── Given material ──
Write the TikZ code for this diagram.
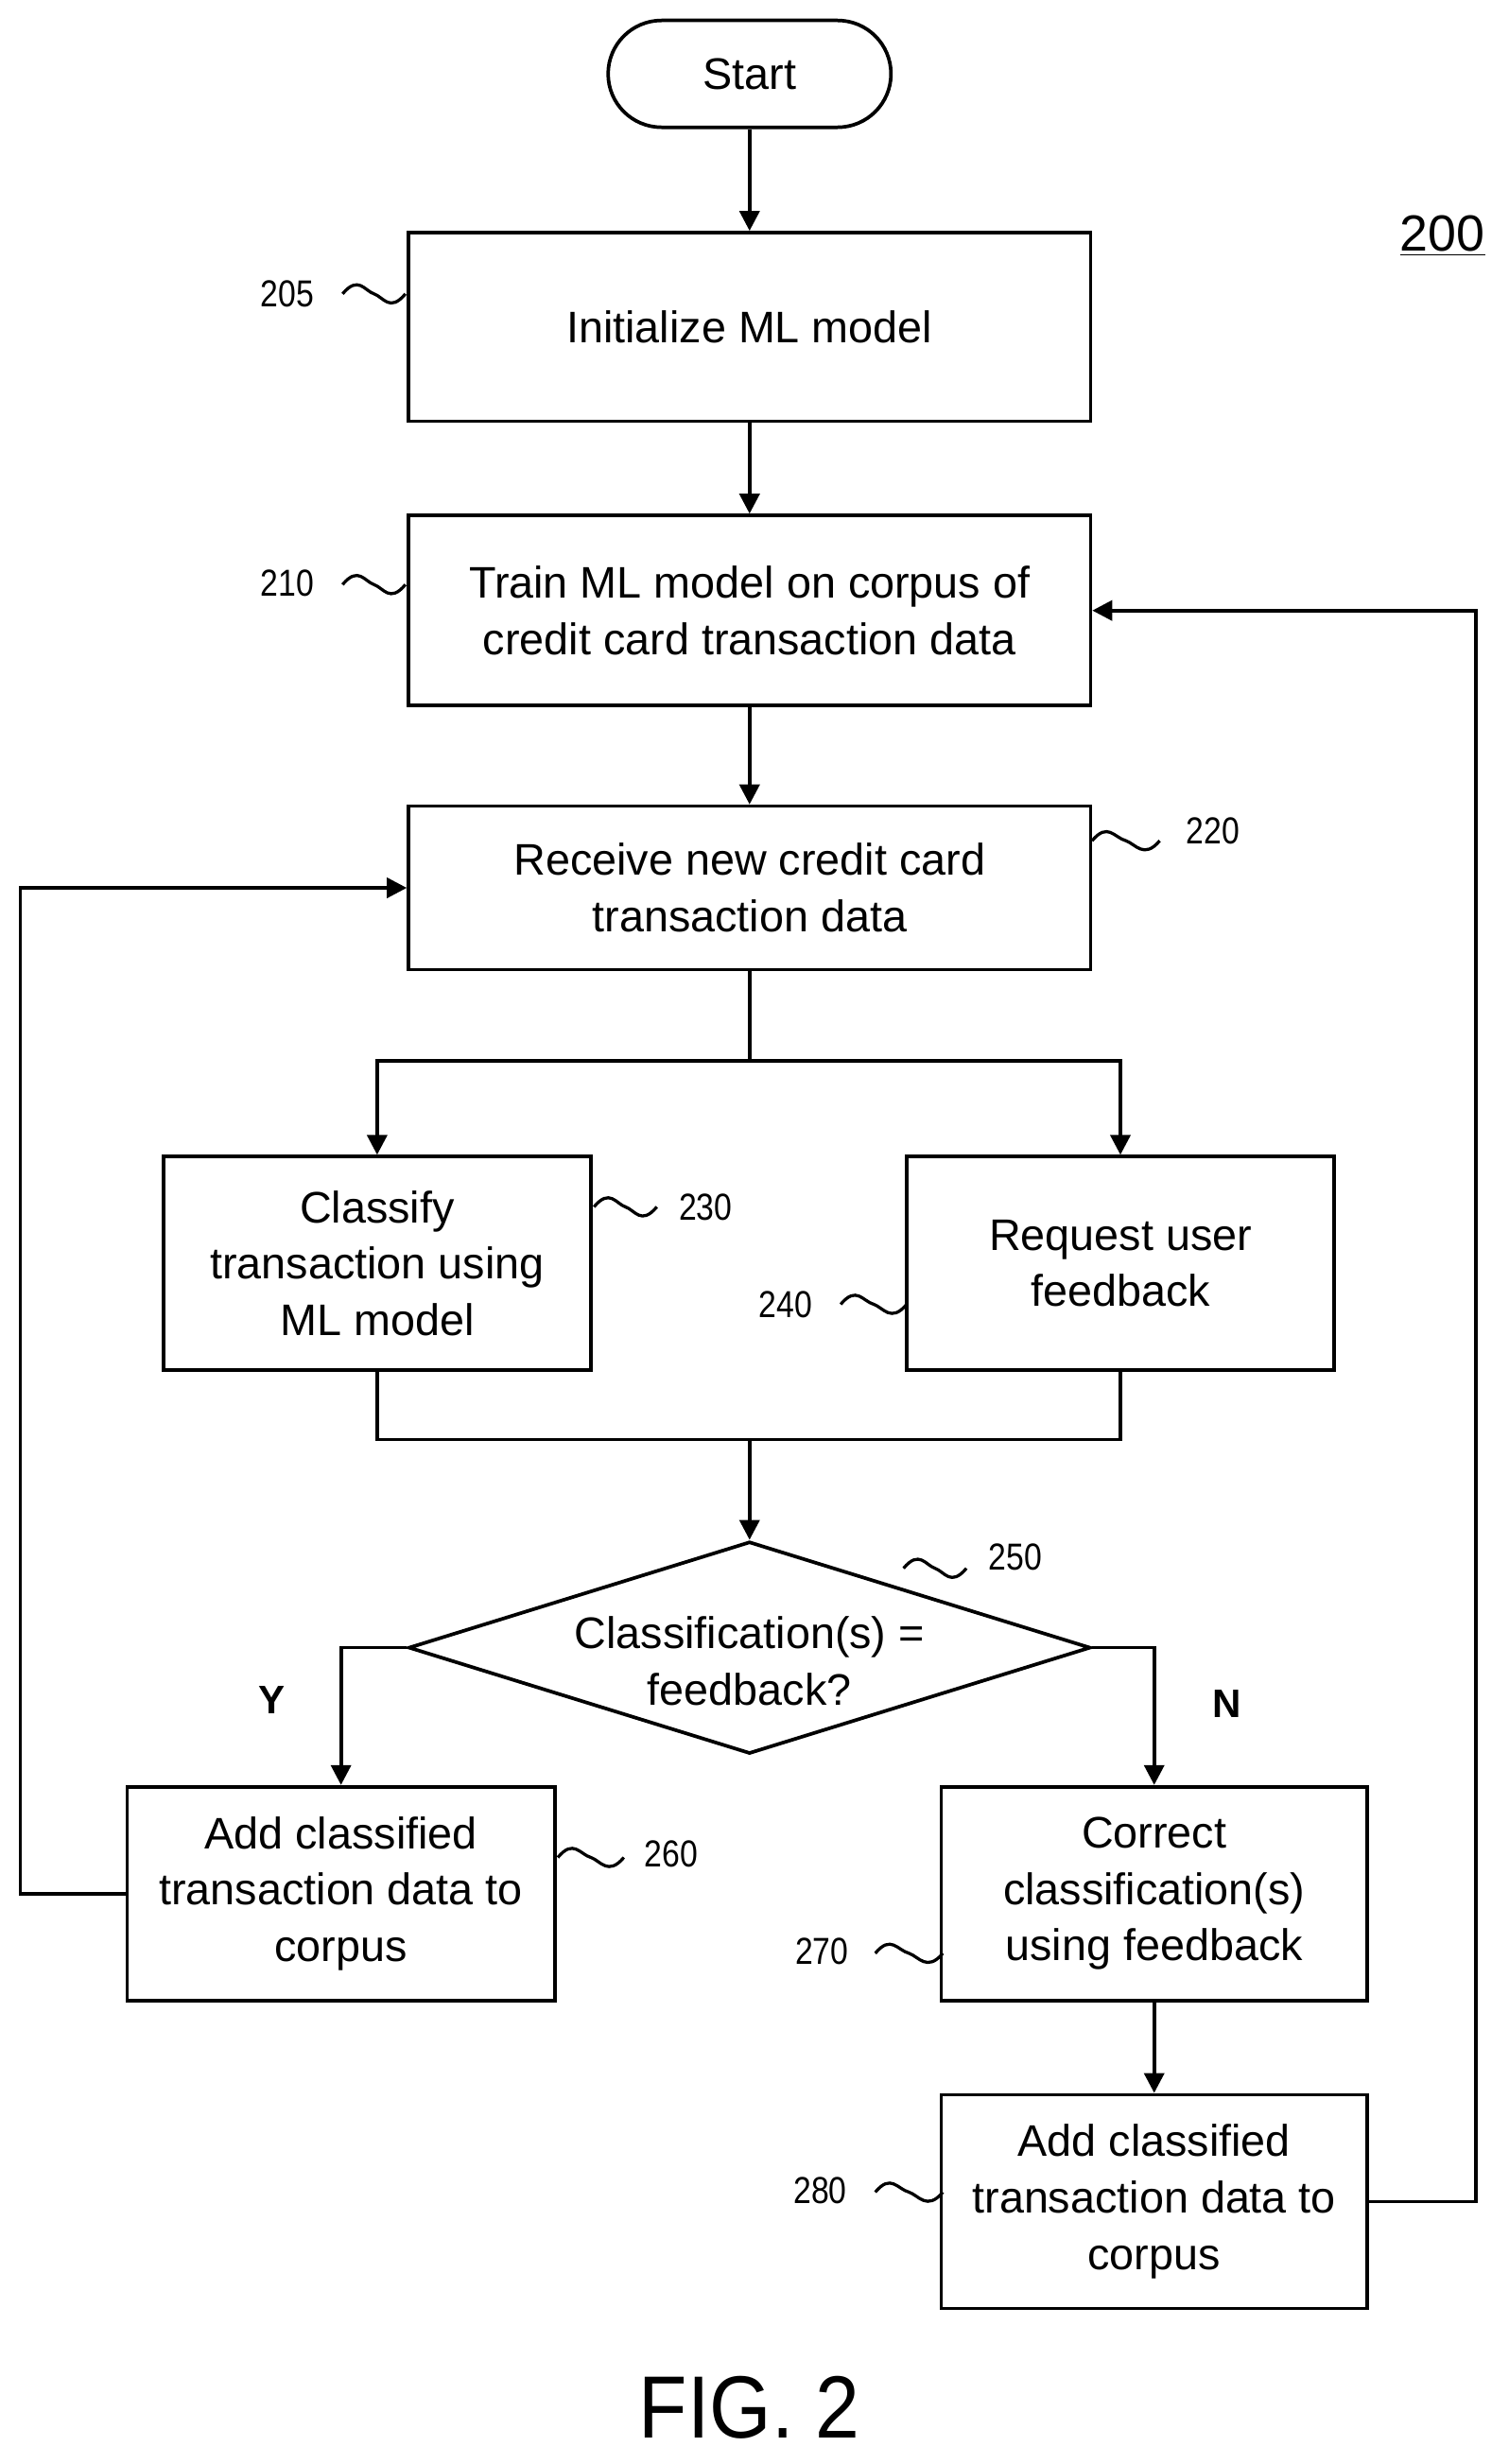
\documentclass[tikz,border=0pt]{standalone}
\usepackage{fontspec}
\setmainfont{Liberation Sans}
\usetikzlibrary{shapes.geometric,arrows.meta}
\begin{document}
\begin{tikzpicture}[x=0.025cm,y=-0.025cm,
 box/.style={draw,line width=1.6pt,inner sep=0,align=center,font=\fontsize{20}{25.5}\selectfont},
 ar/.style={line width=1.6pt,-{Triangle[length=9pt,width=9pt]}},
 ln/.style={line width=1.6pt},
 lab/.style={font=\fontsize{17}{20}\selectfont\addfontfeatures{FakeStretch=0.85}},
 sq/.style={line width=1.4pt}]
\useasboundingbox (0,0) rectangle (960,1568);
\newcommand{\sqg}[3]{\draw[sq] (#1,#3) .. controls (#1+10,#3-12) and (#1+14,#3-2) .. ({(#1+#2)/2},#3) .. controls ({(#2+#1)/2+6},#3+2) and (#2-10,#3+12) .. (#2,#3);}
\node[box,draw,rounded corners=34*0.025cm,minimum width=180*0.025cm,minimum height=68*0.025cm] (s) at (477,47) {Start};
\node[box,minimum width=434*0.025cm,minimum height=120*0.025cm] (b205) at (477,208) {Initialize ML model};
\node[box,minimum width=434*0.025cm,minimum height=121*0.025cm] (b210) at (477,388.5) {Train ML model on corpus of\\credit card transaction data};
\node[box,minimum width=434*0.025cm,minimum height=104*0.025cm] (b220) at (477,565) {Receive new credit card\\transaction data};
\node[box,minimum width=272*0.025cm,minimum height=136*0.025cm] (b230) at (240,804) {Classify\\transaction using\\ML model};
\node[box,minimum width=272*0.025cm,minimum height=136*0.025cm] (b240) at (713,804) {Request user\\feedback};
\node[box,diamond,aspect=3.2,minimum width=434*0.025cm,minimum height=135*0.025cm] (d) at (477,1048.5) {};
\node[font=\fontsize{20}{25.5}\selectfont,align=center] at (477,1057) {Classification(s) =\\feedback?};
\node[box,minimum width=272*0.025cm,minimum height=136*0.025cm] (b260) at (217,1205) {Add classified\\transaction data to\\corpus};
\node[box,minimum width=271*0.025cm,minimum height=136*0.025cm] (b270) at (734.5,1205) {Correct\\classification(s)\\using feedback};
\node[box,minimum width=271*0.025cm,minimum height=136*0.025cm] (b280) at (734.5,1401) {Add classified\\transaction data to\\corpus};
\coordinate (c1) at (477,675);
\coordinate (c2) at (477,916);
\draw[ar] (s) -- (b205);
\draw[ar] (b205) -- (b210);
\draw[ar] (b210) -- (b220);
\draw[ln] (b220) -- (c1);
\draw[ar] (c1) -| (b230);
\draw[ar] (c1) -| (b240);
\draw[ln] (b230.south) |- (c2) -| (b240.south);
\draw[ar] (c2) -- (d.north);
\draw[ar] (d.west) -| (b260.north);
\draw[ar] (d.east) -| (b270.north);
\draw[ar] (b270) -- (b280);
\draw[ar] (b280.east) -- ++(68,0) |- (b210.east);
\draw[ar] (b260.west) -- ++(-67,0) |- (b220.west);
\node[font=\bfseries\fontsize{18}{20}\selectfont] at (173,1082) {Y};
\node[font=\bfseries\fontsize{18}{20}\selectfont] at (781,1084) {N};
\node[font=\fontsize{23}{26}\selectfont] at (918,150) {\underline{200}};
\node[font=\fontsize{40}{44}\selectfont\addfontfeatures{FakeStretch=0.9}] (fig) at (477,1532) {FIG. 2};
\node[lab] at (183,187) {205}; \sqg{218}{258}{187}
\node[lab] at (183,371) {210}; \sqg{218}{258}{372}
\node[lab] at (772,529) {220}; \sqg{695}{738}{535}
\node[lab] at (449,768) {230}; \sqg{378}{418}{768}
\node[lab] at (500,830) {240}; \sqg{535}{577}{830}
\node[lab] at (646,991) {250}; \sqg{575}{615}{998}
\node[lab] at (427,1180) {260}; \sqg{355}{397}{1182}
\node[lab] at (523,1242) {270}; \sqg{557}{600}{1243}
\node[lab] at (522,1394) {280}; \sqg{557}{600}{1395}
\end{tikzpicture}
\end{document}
───
Reproduce the material above in full and without alteration, but skip all pictures.

(Solution to this exercise)
Write the TikZ code for this diagram.
\documentclass[tikz,border=0pt]{standalone}
\usepackage{fontspec}
\setmainfont{Liberation Sans}
\usetikzlibrary{shapes.geometric,arrows.meta}
\begin{document}
\begin{tikzpicture}[x=0.025cm,y=-0.025cm,
 box/.style={draw,line width=1.6pt,inner sep=0,align=center,font=\fontsize{20}{25.5}\selectfont},
 ar/.style={line width=1.6pt,-{Triangle[length=9pt,width=9pt]}},
 ln/.style={line width=1.6pt},
 lab/.style={font=\fontsize{17}{20}\selectfont\addfontfeatures{FakeStretch=0.85}},
 sq/.style={line width=1.4pt}]
\useasboundingbox (0,0) rectangle (960,1568);
\newcommand{\sqg}[3]{\draw[sq] (#1,#3) .. controls (#1+10,#3-12) and (#1+14,#3-2) .. ({(#1+#2)/2},#3) .. controls ({(#2+#1)/2+6},#3+2) and (#2-10,#3+12) .. (#2,#3);}
\node[box,draw,rounded corners=34*0.025cm,minimum width=180*0.025cm,minimum height=68*0.025cm] (s) at (477,47) {Start};
\node[box,minimum width=434*0.025cm,minimum height=120*0.025cm] (b205) at (477,208) {Initialize ML model};
\node[box,minimum width=434*0.025cm,minimum height=121*0.025cm] (b210) at (477,388.5) {Train ML model on corpus of\\credit card transaction data};
\node[box,minimum width=434*0.025cm,minimum height=104*0.025cm] (b220) at (477,565) {Receive new credit card\\transaction data};
\node[box,minimum width=272*0.025cm,minimum height=136*0.025cm] (b230) at (240,804) {Classify\\transaction using\\ML model};
\node[box,minimum width=272*0.025cm,minimum height=136*0.025cm] (b240) at (713,804) {Request user\\feedback};
\node[box,diamond,aspect=3.2,minimum width=434*0.025cm,minimum height=135*0.025cm] (d) at (477,1048.5) {};
\node[font=\fontsize{20}{25.5}\selectfont,align=center] at (477,1057) {Classification(s) =\\feedback?};
\node[box,minimum width=272*0.025cm,minimum height=136*0.025cm] (b260) at (217,1205) {Add classified\\transaction data to\\corpus};
\node[box,minimum width=271*0.025cm,minimum height=136*0.025cm] (b270) at (734.5,1205) {Correct\\classification(s)\\using feedback};
\node[box,minimum width=271*0.025cm,minimum height=136*0.025cm] (b280) at (734.5,1401) {Add classified\\transaction data to\\corpus};
\coordinate (c1) at (477,675);
\coordinate (c2) at (477,916);
\draw[ar] (s) -- (b205);
\draw[ar] (b205) -- (b210);
\draw[ar] (b210) -- (b220);
\draw[ln] (b220) -- (c1);
\draw[ar] (c1) -| (b230);
\draw[ar] (c1) -| (b240);
\draw[ln] (b230.south) |- (c2) -| (b240.south);
\draw[ar] (c2) -- (d.north);
\draw[ar] (d.west) -| (b260.north);
\draw[ar] (d.east) -| (b270.north);
\draw[ar] (b270) -- (b280);
\draw[ar] (b280.east) -- ++(68,0) |- (b210.east);
\draw[ar] (b260.west) -- ++(-67,0) |- (b220.west);
\node[font=\bfseries\fontsize{18}{20}\selectfont] at (173,1082) {Y};
\node[font=\bfseries\fontsize{18}{20}\selectfont] at (781,1084) {N};
\node[font=\fontsize{23}{26}\selectfont] at (918,150) {\underline{200}};
\node[font=\fontsize{40}{44}\selectfont\addfontfeatures{FakeStretch=0.9}] (fig) at (477,1532) {FIG. 2};
\node[lab] at (183,187) {205}; \sqg{218}{258}{187}
\node[lab] at (183,371) {210}; \sqg{218}{258}{372}
\node[lab] at (772,529) {220}; \sqg{695}{738}{535}
\node[lab] at (449,768) {230}; \sqg{378}{418}{768}
\node[lab] at (500,830) {240}; \sqg{535}{577}{830}
\node[lab] at (646,991) {250}; \sqg{575}{615}{998}
\node[lab] at (427,1180) {260}; \sqg{355}{397}{1182}
\node[lab] at (523,1242) {270}; \sqg{557}{600}{1243}
\node[lab] at (522,1394) {280}; \sqg{557}{600}{1395}
\end{tikzpicture}
\end{document}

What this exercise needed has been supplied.